Task details: Retype the lines beneath this one, from the first through the line containing "const orders = d3.range(1, 21);". Pictures are left out.

Provided entries:
◇ ◇ ◇ ◇

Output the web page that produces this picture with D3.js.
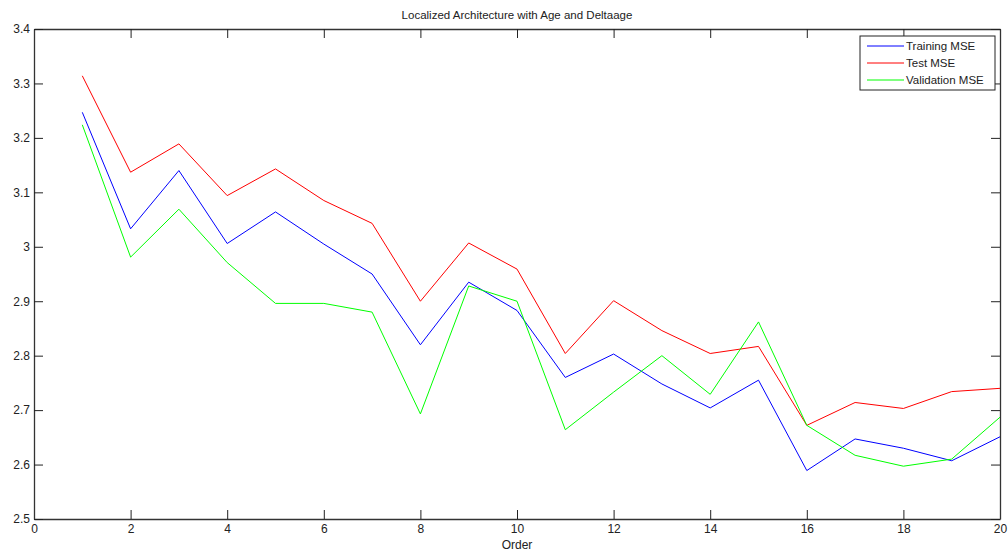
<!DOCTYPE html>
<html>
<head>
<meta charset="utf-8">
<script src="https://cdn.jsdelivr.net/npm/d3@7"></script>
<style>
  body { margin: 0; background: #fff; }
  svg { display: block; font-family: "Liberation Sans", Arial, sans-serif; }
  .tick text { fill: #222; font-size: 12px; }
</style>
</head>
<body>
<svg id="chart" width="1008" height="553"></svg>
<script>
// x positions (model order)
const orders = d3.range(1, 21);

const trainingMSE = [3.247, 3.033, 3.140, 3.006, 3.064, 3.005, 2.950, 2.820, 2.935, 2.883,
                     2.760, 2.803, 2.748, 2.704, 2.755, 2.589, 2.647, 2.630, 2.607, 2.651];
const testMSE = [3.314, 3.137, 3.189, 3.094, 3.143, 3.085, 3.043, 2.900, 3.007, 2.959,
                 2.804, 2.901, 2.846, 2.804, 2.817, 2.672, 2.714, 2.703, 2.734, 2.740];
const validationMSE = [3.224, 2.981, 3.069, 2.971, 2.896, 2.896, 2.880, 2.693, 2.928, 2.900,
                       2.664, 2.733, 2.800, 2.729, 2.862, 2.672, 2.617, 2.597, 2.610, 2.687];

const xTicks = [0, 2, 4, 6, 8, 10, 12, 14, 16, 18, 20];
const yTicks = [2.5, 2.6, 2.7, 2.8, 2.9, 3.0, 3.1, 3.2, 3.3, 3.4];

const series = [
  {name: "Training MSE", values: trainingMSE, color: "#0000ff"},
  {name: "Test MSE", values: testMSE, color: "#ff0000"},
  {name: "Validation MSE", values: validationMSE, color: "#00ff00"}
];

const svg = d3.select("#chart");
const margin = {top: 29, right: 8, bottom: 34, left: 34};
const width = 1008 - margin.left - margin.right;
const height = 553 - margin.top - margin.bottom;

const g = svg.append("g")
  .attr("transform", "translate(" + margin.left + "," + margin.top + ")");

const x = d3.scaleLinear().domain([0, 20]).range([0, width]);
const y = d3.scaleLinear().domain([2.5, 3.4]).range([height, 0]);

const fmtY = d => (d === 3 ? "3" : d3.format(".1f")(d));

// bottom axis with inward ticks
g.append("g")
  .attr("transform", "translate(0," + height + ")")
  .call(d3.axisBottom(x).tickValues(xTicks).tickSizeInner(-9).tickSizeOuter(0).tickPadding(5));

g.append("g")
  .call(d3.axisTop(x).tickValues(xTicks).tickSizeInner(-9).tickSizeOuter(0).tickFormat(""));

g.append("g")
  .call(d3.axisLeft(y).tickValues(yTicks).tickSizeInner(-9).tickSizeOuter(0).tickPadding(4).tickFormat(fmtY));

g.append("g")
  .attr("transform", "translate(" + width + ",0)")
  .call(d3.axisRight(y).tickValues(yTicks).tickSizeInner(-9).tickSizeOuter(0).tickFormat(""));

g.selectAll(".domain").attr("stroke", "#333").attr("stroke-width", 1.3);
g.selectAll(".tick line").attr("stroke", "#222");

// lines
const line = d3.line()
  .x((d, i) => x(orders[i]))
  .y(d => y(d));

g.selectAll(".series")
  .data(series)
  .enter().append("path")
  .attr("class", "series")
  .attr("fill", "none")
  .attr("stroke", d => d.color)
  .attr("stroke-width", 1)
  .attr("d", d => line(d.values));

// title and label
svg.append("text")
  .attr("x", margin.left + width / 2)
  .attr("y", 19)
  .attr("text-anchor", "middle")
  .attr("font-size", 11.5)
  .attr("fill", "#222")
  .text("Localized Architecture with Age and Deltaage");

svg.append("text")
  .attr("x", margin.left + width / 2)
  .attr("y", 549)
  .attr("text-anchor", "middle")
  .attr("font-size", 12)
  .attr("fill", "#222")
  .text("Order");

// legend
const legend = svg.append("g").attr("transform", "translate(860,36)");
legend.append("rect")
  .attr("width", 135)
  .attr("height", 54)
  .attr("fill", "#fff")
  .attr("stroke", "#222")
  .attr("stroke-width", 1);

const item = legend.selectAll(".item")
  .data(series)
  .enter().append("g")
  .attr("transform", (d, i) => "translate(0," + (10 + i * 17) + ")");
item.append("line")
  .attr("x1", 7).attr("x2", 44)
  .attr("stroke", d => d.color)
  .attr("stroke-width", 1);
item.append("text")
  .attr("x", 46)
  .attr("dy", "0.35em")
  .attr("font-size", 11.5)
  .attr("fill", "#222")
  .text(d => d.name);
</script>
</body>
</html>
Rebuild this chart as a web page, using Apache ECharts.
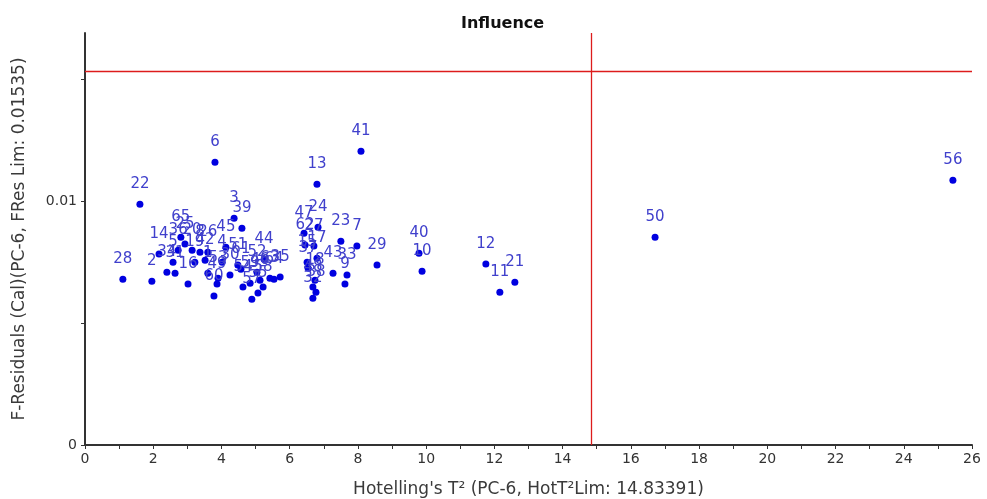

◇ ◇ ◇ ◇

Correct answer:
Output the web page that produces this picture with D3.js.
<!DOCTYPE html>
<html>
<head>
<meta charset="utf-8">
<script src="https://cdn.jsdelivr.net/npm/d3@7"></script>
<style>
  body { margin: 0; background: #fff; }
  svg { display: block; font-family: "Liberation Sans", Arial, sans-serif; }
  .tick text { fill: #222; font-size: 12px; }
</style>
</head>
<body>
<svg id="chart" width="1008" height="553"></svg>
<script>
// x positions (model order)
const orders = d3.range(1, 21);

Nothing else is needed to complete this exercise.